Pavagadh started out as a strategic centre and therefore, has strong fortifications. The fort walls are ten metres high and date back to 13th century. There are three main gates to this fort and they are Atak Gate, Budhiya Gate and Machi Gate.
3. Surat Castle
This beautiful castle was planned and executed by Khudawand Khan, under the orders of the king Sultan Mahmood, between 1540 and 1546. Much to the chagrin of the people, the architect built the bastions in the Portuguese style.
Khudawand Khan expected attacks from the Portuguese and undertook preparatory measures, such as installing cannons that were brought from Junagadh.
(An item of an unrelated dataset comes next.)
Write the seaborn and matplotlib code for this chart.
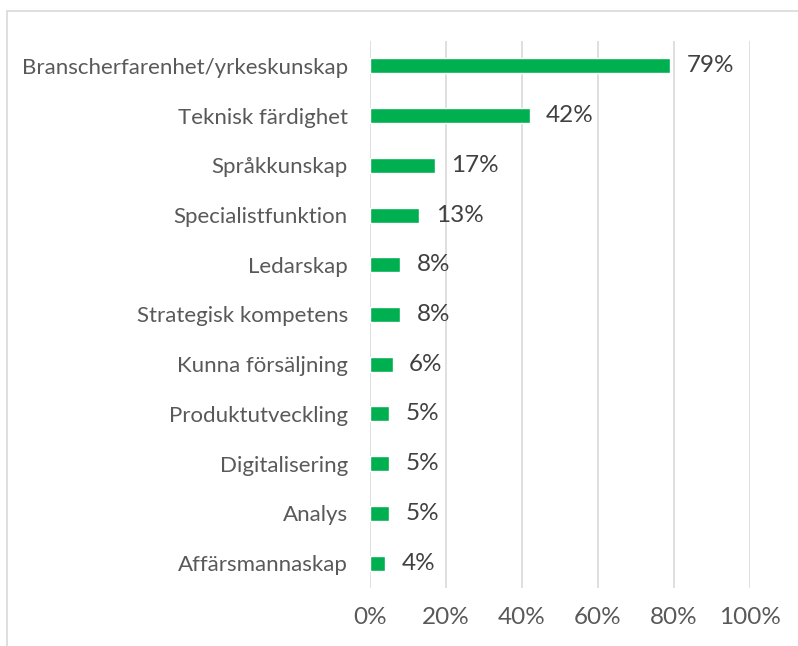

The original structure of the fort remained through various kingdom changes, which speaks great things about the strength of the defence.
4. Roha Fort
Located 800 feet above sea level on Roha Hill, Roha Fort is believed to have been built by Thakore Noganji. The fort appears like a temple. Roha has a pleasant atmosphere up on the hill and therefore, was witness to many artistic endeavors. Roha is also called Sumari Roha after the princesses from the Sumara state who took Samadhi here. Several changes were incorporated in the fort during the British rule. Parts of the fort are completely in ruins because of the devastating earthquakes.
5. Bhujia Fort
This fort was built by Rao Godji to ward off the advances of Mughals and Rajputs and to protect the capital of Bhuj from them. Bhujia Fort is well known for the Bhujang Nag Temple. The fort has witnessed six major battles. A corner of the fort has a small tower, which is a dedication to the Bhujang Nag. Since the majority of the fort is now in ruins, entry to the public is barred except for a day during Nag Panchami fair.
6. Tera Fort
Tera Fort was built by one of the Jadeja chieftains. One of the major tourist attractions in Kutch, it is built on the banks of three lakes viz., Chattasar, Sumerasar and Chatasar. During the war in 1741, the fort was ruined. Further, the earthquake in 1819 did some more damage to the fort. Darbar Gadh, inside the fort is the residence of the Tera chief. However, some of it was restored during the time of Deshalji II.
7. Kanthkot Fort
PC: Nd gadhvi
Established in the 8th century, Kanthkot Fort follows the local architecture. This mammoth fort is made up of huge blocks of bricks and stones. The fort can be entered via a big gate and three smaller gates. There are three temples-Kanthadnath, a Jain temple and a Sun temple-housed inside the fort. There are two large and deep wells and one stepwell in a dilapidated condition inside the fort.
8. Uparkot Fort
Uparkot Fort was built during the period of Nawabs. The fort wall is 20 metres in height and the fort has a large moat that is 300 feet deep. Although famous for virtual elusiveness, it is said to have been taken over 16 times. Exhibiting all the characteristics of a fort from the medieval era, this fort has distinct battle stations. This follows the architecture style of Hindu Chudsama rulers and Muslim Mohmud Beghda.
9. Manek Burj
Named after Maneknath who helped to build the Bhadra Fort, this is the foundation fortification of the city of Ahmedabad. This 53-feet-high bastion used to have a stepwell called Manek Kuwa, which dried up with course of time due to change of the flow of river Sabarmati. This bastion suffered the brunt of 2001 earthquake and 2002 riots in Gujarat. It was restored in 2003. The descendants of Maneknath perform a pooja and hoist a flag on the foundation day of Ahmedabad every year.